Fun fact! When I published the Pyramid of Pain in 2013 it didn’t exactly match up with today’s version. Here’s what it originally looked like:
Notice anything different? The bottom level of the Pyramid was originally “IP Addresses”. It wasn’t until almost a year later that I revised it to include a new layer for static hashes (e.g. MD5 or SHA1) as the bottom level.
It’s not that I forgot hashes existed. How could I, when they are a major component of many of our threat intel feeds? The reason I didn’t originally include hashes is because they are terrible for incident detection and using them for that is a waste of time. It was only after I got so many questions about where they fell on the Pyramid that I relented and released a version including them at their rightful place on the bottom.
Why Hashes are Bad for Detection
I teach network forensics for SANS, and as part of that class we use the Pyramid to discuss the types of IOCs that forensics commonly produces. I start at the bottom of the Pyramid and work my way up, so pretty much the first thing I tell my students about IOCs is that hash values received from others (which we’ll call third-party hashes) are not useful for detection. This is because hashes are the most volatile and easiest to change of all the common types of IOCs. Flip one bit, or maybe just recompile a binary and the hash changes.
Interestingly, hashes are by far the highest fidelity of all the common indicator types because they don’t generate false positive matches. If you are looking for a hash and you find a match, it’s pretty much guaranteed that you found exactly what you were looking for. Of course, I’m aware that hash collision attacks exist, but threat actors generally use those to match a known-benign hash value to evade detection, and we probably wouldn’t be looking for benign hash values for incident detection. We can safely discount those.

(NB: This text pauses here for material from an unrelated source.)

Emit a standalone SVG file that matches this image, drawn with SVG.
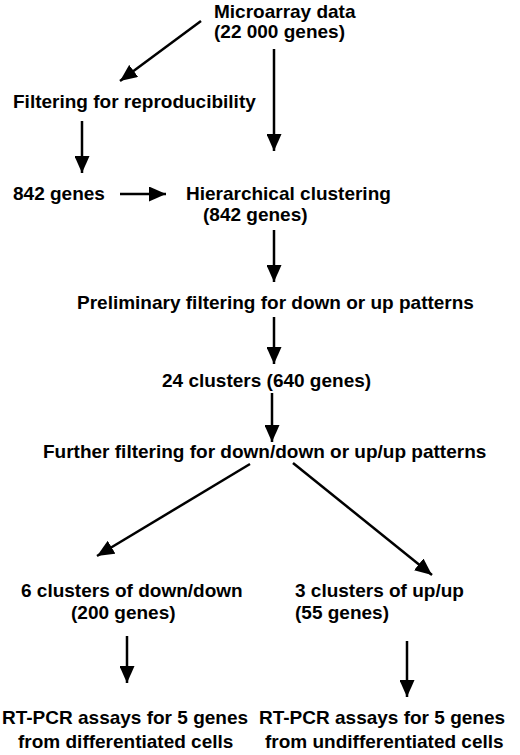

“Zero false positives” sounds great, right?? Here’s the problem with hashes: if you get a hot tip about a malicious hash from an intel feed or vendor report, you’re extremely unlikely to ever find a file matching that hash in your own environment. Hashes are just too easily and frequently changed to be effective as IOCs. The unfavorable effort/reward ratio means it’s too expensive for the tiny amount of value you get out of it.
I formed this conclusion based on personal experience running a detection program for a huge multinational company and my opinion hasn’t changed since then. However, it recently occurred to me that “personal experience” isn’t measurable and therefore may not be the best data upon which to base such a conclusion. I realized, though, that there might be a way to measure the detection effectiveness of hash values more objectively.
- The item had an MD5 hash value. This returns only files and not URLs that might also have been submitted for scanning. I used the unique MD5 values to identify all the different files.
- At least five different AV products marked it as malicious. This threshold is arbitrary, but I wanted to find only files that were probably malicious and guard against false positives from a single AV vendor.
- The file was submitted anytime during 2021. Technically, the time range was January 1st 2021 00:00:00 UTC or after, but before January 1st 2022 00:00:00 UTC. Analyzing an entire year’s worth of data ensures our sample size is large enough to allow us to draw accurate conclusions.
- The file had to have at least one submitter. This sounds odd, but there were a very small number of files (~1,200) that were somehow marked as having zero submitters. This is nonsense since someone had to submit these files for them to appear in the database. I removed these from the dataset.
- There is a one-to-one mapping between submitters and organizations. This may not be true in all cases, as it may be possible for a single organization to have multiple submitter IDs. In general, we expect this assumption to hold. VirusTotal allocates submitter IDs for each unique account, which are usually tied to individuals. However, most organizations who submit files regularly do so via automated processes, which typically run from a single account, and thus a single submitter ID. We expect that there will be a significant number of manual submissions, but that the sheer number of automated submissions will drown these out.
- The number of submitters is a good proxy for the number of organizations that observed the file. This is the assumption upon which the validity of the conclusions will rest, but it is a safe assumption. Since we’re dealing with malware, there’s a very good chance that some organizations will not detect the file’s presence on their network but given the very large number of submitters that routinely send files to this service, the chances of malware evading detection at nearly all sites for an entire year is small enough to discount their effect on the analysis.
# of Submitters Count of Files Percent of Total Files
1 10390005 91.81
2 649727 5.74
3 115159 1.02
4 47839 0.42
5 27759 0.25
6 15735 0.14
7 12243 0.11
8 8506 0.08
9 6833 0.06
10 5798 0.05
> 10 37153 0.33
If you prefer to see this visually, here’s what the histogram looks like:
As you can see, most malicious files (91.81%) were submitted from only a single source. There were also a substantial number of files submitted by exactly two (5.74%) or three (1.02%) sources. Together those three categories account for 98.57% percent of all malicious files. All the other categories were well below 1% of files (“4 submitters” was at 0.42% and they fell sharply from there).
Even lumping the remaining values into a “more than 10 submitters” category accounted for only 0.33% of all files. If we expect to detect third-party hash values on our own networks, we’d need to see many more files fall into this category. There’s no specific threshold for what this number should be for third-party hashes to be useful for detection, but 0.33% is well under any reasonable effectiveness threshold.